To do >> Can you set down, exactly as they appear below, the lines from the opening of the material through the one bearing "from matplotlib.patches import", minus the pictures?

Collected material >>
※ ※ ※
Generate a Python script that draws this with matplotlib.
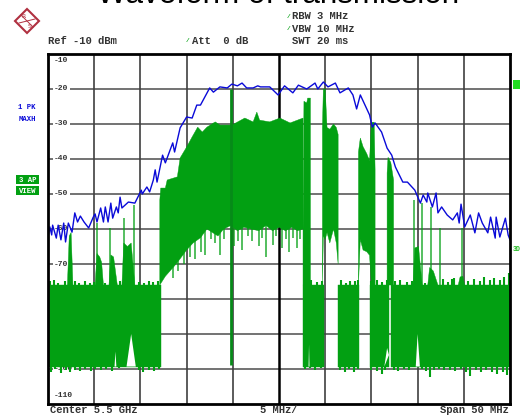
import matplotlib
matplotlib.use("Agg")
import matplotlib.pyplot as plt
from matplotlib.patches import Polygon, Rectangle

# ---------- data (MHz offset from centre, dBm) ----------
blue_f = [-25.0,-24.8,-24.6,-24.5,-24.1,-23.9,-23.6,-23.3,-23.1,-22.8,-22.4,-22.1,-21.8,-21.5,-21.1,-20.6,-20.1,-19.9,-19.7,-19.3,
          -19.0,-18.8,-18.5,-18.2,-18.0,-17.6,-17.4,-17.2,-17.0,-16.3,-15.6,-14.9,-14.8,-14.3,-14.0,-13.6,-13.4,-13.2,-12.6,-12.3,
          -11.5,-11.3,-10.7,-10.0,-9.4,-8.9,-8.5,-7.5,-7.1,-6.4,-5.6,-5.1,-4.5,-4.0,-3.5,-2.8,-2.3,-2.0,-1.0,-0.1,
          0.6,1.5,2.1,3.0,3.9,4.2,4.8,5.3,6.1,6.6,7.5,8.0,8.4,8.8,9.8,10.1,10.4,11.1,11.7,12.2,
          12.6,13.4,13.9,14.7,15.3,15.6,16.0,16.1,16.6,17.0,17.2,17.6,18.2,18.8,19.3,19.5,19.7,20.1,20.7,21.2,
          21.6,22.0,22.6,22.9,23.4,23.5,23.9,24.5,24.8,25.0]
blue_l = [-62.3,-59.4,-61.7,-58.9,-62.6,-58.9,-63.1,-58.3,-63.7,-58.3,-60.9,-55.4,-58.0,-56.3,-58.0,-59.7,-56.6,-55.7,-58.0,-54.0,
          -58.0,-53.7,-58.0,-52.6,-56.9,-53.7,-55.4,-50.9,-54.0,-52.3,-52.6,-48.9,-50.0,-48.0,-49.4,-46.0,-43.1,-46.6,-38.9,-41.1,
          -35.4,-38.0,-31.1,-28.0,-28.3,-24.6,-24.6,-19.7,-20.9,-19.4,-19.7,-18.6,-19.1,-18.3,-19.7,-19.7,-19.1,-19.4,-19.4,-21.7,
          -19.1,-21.1,-18.9,-20.0,-18.3,-20.0,-18.0,-19.4,-18.3,-21.1,-19.7,-21.7,-25.7,-21.7,-27.4,-30.9,-29.7,-32.3,-36.9,-38.9,
          -42.3,-46.6,-46.6,-48.9,-52.6,-50.3,-52.3,-49.7,-53.7,-49.7,-55.4,-53.7,-56.0,-57.4,-55.4,-58.3,-52.9,-59.4,-56.0,-61.1,
          -55.4,-58.3,-61.1,-56.6,-62.6,-56.6,-62.3,-56.9,-61.7,-63.1]

main_top_f = [-12.9,-12.8,-12.3,-12.1,-11.0,-10.7,-10.0,-9.4,-8.8,-8.3,-7.8,-6.9,-6.4,-5.1,-3.7,-2.8,-2.4,-2.1,-1.0,0.1,1.2,2.6]
main_top_l = [-51.7,-48.3,-48.3,-46.0,-45.1,-39.7,-36.6,-33.7,-30.9,-32.3,-30.9,-29.4,-30.3,-30.3,-28.3,-29.4,-26.6,-28.9,-29.4,-28.3,-29.7,-28.3]
main_low_f = [-12.9,-12.3,-11.8,-11.3,-10.7,-10.0,-9.3,-8.5,-7.8,-7.2,-6.6,-6.0,-5.2,-4.5,-3.8,-3.0,-2.2,-1.4,-0.7,0.0,0.7,1.4,2.0,2.6]
main_low_l = [-76.0,-73.5,-72.0,-70.5,-68.5,-66.0,-64.0,-62.5,-60.0,-61.0,-62.0,-60.0,-59.0,-60.5,-59.5,-60.0,-60.5,-59.0,-60.5,-59.5,-60.5,-59.5,-60.5,-60.0]
tail_f = [-11.5,-10.9,-10.3,-9.6,-9.1,-8.4,-8.0,-7.4,-6.9,-6.4,-5.9,-4.9,-4.4,-4.0,-3.4,-2.9,-2.2,-1.8,-1.4,-0.7,-0.3,0.3,0.8,1.1,1.5,1.9,2.3]
tail_b = [-74.0,-72.0,-70.0,-68.0,-68.5,-66.5,-67.5,-63.0,-64.0,-67.4,-63.0,-65.0,-63.5,-66.0,-62.0,-63.5,-65.0,-62.5,-68.0,-64.5,-62.0,-65.5,-63.0,-66.6,-62.5,-65.4,-63.0]

floor_f = [[-25.0,-12.8],[2.6,4.9],[6.4,8.7],[9.8,11.9],[12.1,25.0]]
floor_top = -76.0
floor_bottom = -99.3
fuzz_top_f = [-24.8,-24.3,-23.9,-23.2,-22.7,-22.1,-21.6,-21.0,-20.5,-20.0,-19.3,-18.8,-18.1,-17.6,-17.2,-16.5,-15.9,-15.2,-14.6,-14.1,-13.6,-13.1,
              2.9,3.5,4.1,4.6,6.7,7.2,7.7,8.2,8.5,10.0,10.6,11.2,11.7,
              12.5,13.1,13.9,14.4,15.8,16.9,17.8,18.3,18.7,18.9,20.5,21.1,21.7,22.2,22.8,23.3,23.9,24.4,24.9]
fuzz_top_l = [-75.0,-74.6,-75.3,-74.8,-75.4,-75.0,-75.3,-74.9,-75.5,-75.2,-74.9,-75.3,-74.7,-75.4,-75.0,-75.2,-74.6,-75.1,-75.3,-74.9,-75.2,-75.0,
              -75.0,-74.6,-75.2,-74.8,-74.7,-75.3,-74.8,-75.0,-74.7,-75.0,-74.5,-75.1,-74.6,
              -75.0,-74.6,-75.2,-74.8,-75.3,-74.9,-74.2,-75.1,-74.4,-73.9,-74.9,-74.2,-74.8,-73.8,-74.6,-74.0,-74.7,-73.6,-72.5]
fuzz_bot_f = [-24.7,-24.2,-23.6,-23.1,-22.6,-22.1,-21.5,-21.0,-20.4,-19.9,-19.3,-18.7,-18.1,-17.3,-15.2,-14.7,-14.1,-13.5,-13.0,
              2.8,3.4,3.9,4.5,6.6,7.1,7.6,8.1,8.5,10.0,10.6,11.1,11.5,
              12.4,12.9,13.5,14.1,15.5,15.9,16.3,16.8,17.3,17.9,18.5,19.1,19.7,20.2,20.7,21.3,21.9,22.4,23.0,23.6,24.2,24.7]
fuzz_bot_l = [-100.8,-100.0,-101.2,-100.4,-100.9,-100.2,-100.6,-100.0,-100.5,-99.9,-100.4,-100.0,-100.5,-99.8,-100.4,-100.9,-100.2,-100.5,-100.0,
              -100.0,-99.6,-100.2,-99.7,-100.2,-100.9,-100.1,-100.8,-100.0,-100.2,-100.5,-101.4,-100.3,
              -100.2,-100.6,-100.1,-100.4,-100.0,-100.6,-102.3,-100.2,-100.0,-100.4,-100.2,-100.7,-100.0,-100.9,-102.0,-100.4,-100.9,-100.2,-101.0,-101.5,-100.8,-101.8]
notch_f = [-17.8,-17.7,-17.6, -16.5,-16.0,-15.5, 3.2,3.25,3.3, 11.4,11.7,11.9, 14.8,15.0,15.25]
notch_b = [-99.3,-95.0,-99.3, -99.3,-90.0,-99.3, -99.3,-93.0,-99.3, -99.3,-94.0,-96.0, -99.3,-90.0,-99.3]

burst1_f = [2.6,2.7,3.0,3.1,3.4]
burst1_t = [-60.0,-23.5,-24.0,-22.6,-22.6]
burst2_f = [4.7,4.8,5.0,5.2,5.5,5.9,6.2,6.4]
burst2_t = [-31.0,-20.0,-20.0,-31.0,-31.5,-30.0,-31.0,-33.0]
burst2_b = [-76.0,-62.0,-63.0,-61.0,-64.0,-60.0,-64.0,-70.0]
burst3_f = [8.6,8.8,9.1,9.5,9.8,10.0,10.3,10.4]
burst3_t = [-38.0,-34.0,-36.5,-38.5,-40.5,-29.5,-29.5,-43.0]
burst3_b = [-76.0,-63.0,-66.0,-66.5,-67.5,-76.0,-76.0,-76.0]
burst4_f = [11.7,11.8,12.1,12.4]
burst4_t = [-44.0,-39.5,-41.0,-46.0]

side_bursts_f = [[-22.9,-22.7,-22.5,-22.3],[-19.9,-19.7,-19.4,-19.2,-19.0],[-18.4,-18.2,-17.9,-17.5],[-17.0,-16.8,-16.4,-16.0,-15.6],
                 [14.5,14.7,15.1,15.5],[16.1,16.3,16.7,17.2],[19.4,19.6,19.9,20.1]]
side_bursts_t = [[-76.0,-62.0,-61.0,-76.0],[-76.0,-67.0,-68.0,-69.5,-76.0],[-76.0,-67.4,-68.0,-76.0],[-76.0,-64.0,-65.0,-64.0,-76.0],
                 [-76.0,-65.4,-65.0,-76.0],[-76.0,-71.0,-72.0,-76.0],[-76.0,-73.7,-73.5,-76.0]]

spike_f = [-19.7,-18.3,-16.8,-15.7,14.6,15.5,16.4,17.4,19.8]
spike_t = [-58.3,-59.7,-56.9,-53.1,-51.7,-52.6,-53.7,-59.7,-59.7]
centre_spike_f = [-5.2]
centre_spike_t = [-20.0]
centre_spike_b = [-99.0]

db_ticks = [-10,-20,-30,-40,-50,-60,-70,-80,-90,-100,-110]
db_label_pos = [-12.0,-20,-30,-40,-50,-60,-70,-80,-90,-100,-107.5]
mhz_ticks = [-20,-15,-10,-5,0,5,10,15,20]

GREEN = "#02a012"
BLUE = "#0a0ad8"
GRID = "#5a5a5a"
MONO = "Liberation Mono"

fig = plt.figure(figsize=(5.2, 4.15), dpi=100, facecolor="white")
ax = fig.add_axes([48/520, 11/415, 462/520, 350/415])
ax.set_xlim(-25, 25)
ax.set_ylim(-110, -10)
ax.set_xticks([]); ax.set_yticks([])
for s in ax.spines.values():
    s.set_linewidth(2.0); s.set_color("black"); s.set_zorder(10)

for d in db_ticks[1:-1]:
    ax.plot([-25, 25], [d, d], color=GRID, lw=1.2, zorder=1, solid_capstyle="butt")
for m in mhz_ticks:
    c, w = ("black", 1.8) if m == 0 else ("#404040", 1.2)
    ax.plot([m, m], [-110, -10], color=c, lw=w, zorder=1, solid_capstyle="butt")

for d, p in zip(db_ticks, db_label_pos):
    ax.text(-24.35, p, str(d), family=MONO, weight="bold", fontsize=5.8, color="#333333",
            ha="left", va="center", zorder=2,
            bbox=dict(fc="white", ec="none", pad=1.0))

def band(xt, top, xb, bot):
    ax.fill(list(xt) + list(xb)[::-1], list(top) + list(bot)[::-1],
            color=GREEN, lw=0.3, zorder=3)

band(main_top_f, main_top_l, main_low_f, main_low_l)
ax.vlines(tail_f, tail_b, -58, color=GREEN, lw=1.2, alpha=0.8, zorder=3)
for a, b in floor_f:
    band([a, b], [floor_top, floor_top], [a, b], [floor_bottom, floor_bottom])
ax.vlines(fuzz_top_f, floor_top, fuzz_top_l, color=GREEN, lw=1.5, zorder=3)
ax.vlines(fuzz_bot_f, fuzz_bot_l, floor_bottom, color=GREEN, lw=1.5, zorder=3)
band(burst1_f, burst1_t, burst1_f, [-76.0]*len(burst1_f))
band(burst2_f, burst2_t, burst2_f, burst2_b)
band(burst3_f, burst3_t, burst3_f, burst3_b)
band(burst4_f, burst4_t, burst4_f, [-76.0]*len(burst4_f))
for f, t in zip(side_bursts_f, side_bursts_t):
    band(f, t, f, [-77.0]*len(f))
ax.vlines(spike_f, -76, spike_t, color=GREEN, lw=1.1, alpha=0.85, zorder=3)
ax.vlines(centre_spike_f, centre_spike_b, centre_spike_t, color="#068a18", lw=2.0, zorder=3)
# white gaps cut into the underside of the noise floor
for i in range(0, len(notch_f), 3):
    ax.fill(notch_f[i:i+3], notch_b[i:i+3], color="white", lw=0, zorder=3.5)
ax.plot(blue_f, blue_l, color=BLUE, lw=1.0, zorder=5)

# ---------- annotation layer in pixel coordinates ----------
ov = fig.add_axes([0, 0, 1, 1], zorder=20)
ov.set_xlim(0, 520); ov.set_ylim(415, 0); ov.axis("off"); ov.patch.set_alpha(0)

def label(x, y, s, color="#333333", size=7.6, ha="left"):
    ov.text(x, y, s, family=MONO, weight="bold", fontsize=size, color=color, ha=ha, va="center")

ov.text(278, 3, "Waveform of transmission", family="Liberation Sans", fontsize=22.6,
        color="black", ha="center", va="baseline", clip_on=False)
label(48, 41, "Ref -10 dBm")
label(192, 41, "Att  0 dB")
label(292, 16, "RBW 3 MHz")
label(292, 29, "VBW 10 MHz")
label(292, 41, "SWT 20 ms")
for x, y in [(186, 41), (287, 16), (287, 29)]:
    label(x, y, "/", color=GREEN, size=4.5)
label(50, 410, "Center 5.5 GHz")
label(260, 410, "5 MHz/")
label(440, 410, "Span 50 MHz")
label(27, 107, "1 PK", color=BLUE, size=5.2, ha="center")
label(27, 119, "MAXH", color=BLUE, size=5.2, ha="center")
ov.add_patch(Rectangle((16, 175), 23, 9.5, fc=GREEN, ec="none"))
ov.add_patch(Rectangle((16, 186), 23, 9.5, fc=GREEN, ec="none"))
label(27.5, 180, "3 AP", color="white", size=5.2, ha="center")
label(27.5, 191, "VIEW", color="white", size=5.2, ha="center")
ov.add_patch(Rectangle((513, 80), 7, 9, fc="#22dd22", ec="none"))
label(513, 249, "3D", color="#22bb22", size=4.8)

RED = "#b03040"
ov.add_patch(Polygon([(27, 9), (39, 21), (27, 33), (15, 21)], closed=True, fc="white", ec=RED, lw=1.5))
ov.plot([21, 33], [15, 27], color=RED, lw=0.7)
ov.plot([19, 35], [23, 19], color=RED, lw=0.7)
ov.text(24, 17, "R", color=RED, fontsize=4.5, ha="center", va="center")
ov.text(30, 26, "S", color=RED, fontsize=4.5, ha="center", va="center")

fig.savefig("out.png", dpi=100, facecolor="white")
※ ※ ※
Final result >>
Generate a Python script that draws this with matplotlib.
import matplotlib
matplotlib.use("Agg")
import matplotlib.pyplot as plt
from matplotlib.patches import Polygon, Rectangle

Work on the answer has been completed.